INSIGHT

Statistical Methods for the Forensic Analysis of Geolocated Event Data

OVERVIEW

Researchers investigated the application of statistical methods to forensic questions involving spatial event-based digital data. A motivating example involves assessing whether or not two sets of GPS locations corresponding to digital events were generated by the same source. The team established two approaches to quantify the strength of evidence concerning this question.

Lead Researchers

Christopher Galbraith
Padhraic Smyth
Hal S. Stern

Journal

Forensic Science International: Digital Investigation

Publication Date

July 2020

Publication Number

IN 108 DIG

The Goal

Develop quantitative techniques for the forensic analysis of geolocated event data.

APPROACH AND METHODOLOGY

Researchers collected geolocation data from Twitter messages over two spatial regions, Orange County, CA and the borough of Manhattan in New York City, from May 2015 to February 2016. Selecting only tweets from public accounts, they were able to gather GPS data regarding the frequency of geolocated events in each area.

Key Definitions

Likelihood Ratio (LR)

A comparison of the probability of observing a set of evidence measures under two different theories in order to assess relative support for the theories.

Score-Based Likelihood Ratio (SLR)

An approach that summarizes evidence measures by a score function before applying the likelihood ratio approach.

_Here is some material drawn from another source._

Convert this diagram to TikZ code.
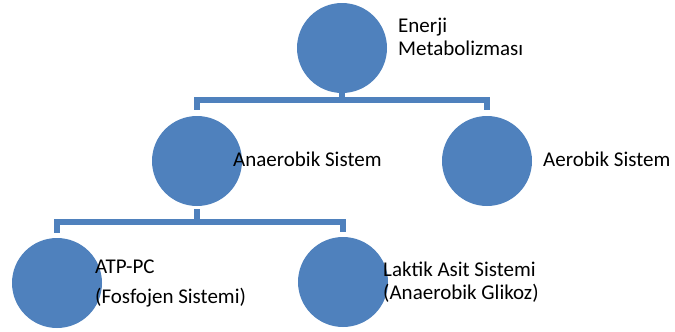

This study considered a scenario in which two sets of tweet locations are relevant to then determine the source of the tweets. The tweets could be from different devices or from the same device during two different time periods.

The team used kernel density estimation to establish a likelihood ratio approach for observing the tweets under two competing hypotheses: are the tweets from the same source or a different source?

Utilizing this second approach creates a score-based likelihood ratio that summarizes the similarity of the two sets of locations while assessing the strength of the evidence.

Decisions based on both LR and SLR approaches were compared to known ground truth to determine true and false-positive rates.

KEY TAKEAWAYS FOR PRACTITIONERS

1

Both methods show promise in being able to distinguish same-source pairs of spatial event data from different-source pairs.

2

The LR approach outperformed the SLR approach for all dataset sizes considered.

3

The behavior of both approaches can be impacted by the characteristics of the observed region and amount of evidential data available.

FOCUS ON THE FUTURE

In this study, time defined sets of locations gathered from Twitter. But, other methods for defining sets of locations, for example, including multiple devices over the same time period, could yield different results.

The amount of available data (the number of tweets) impacts the score-based approach.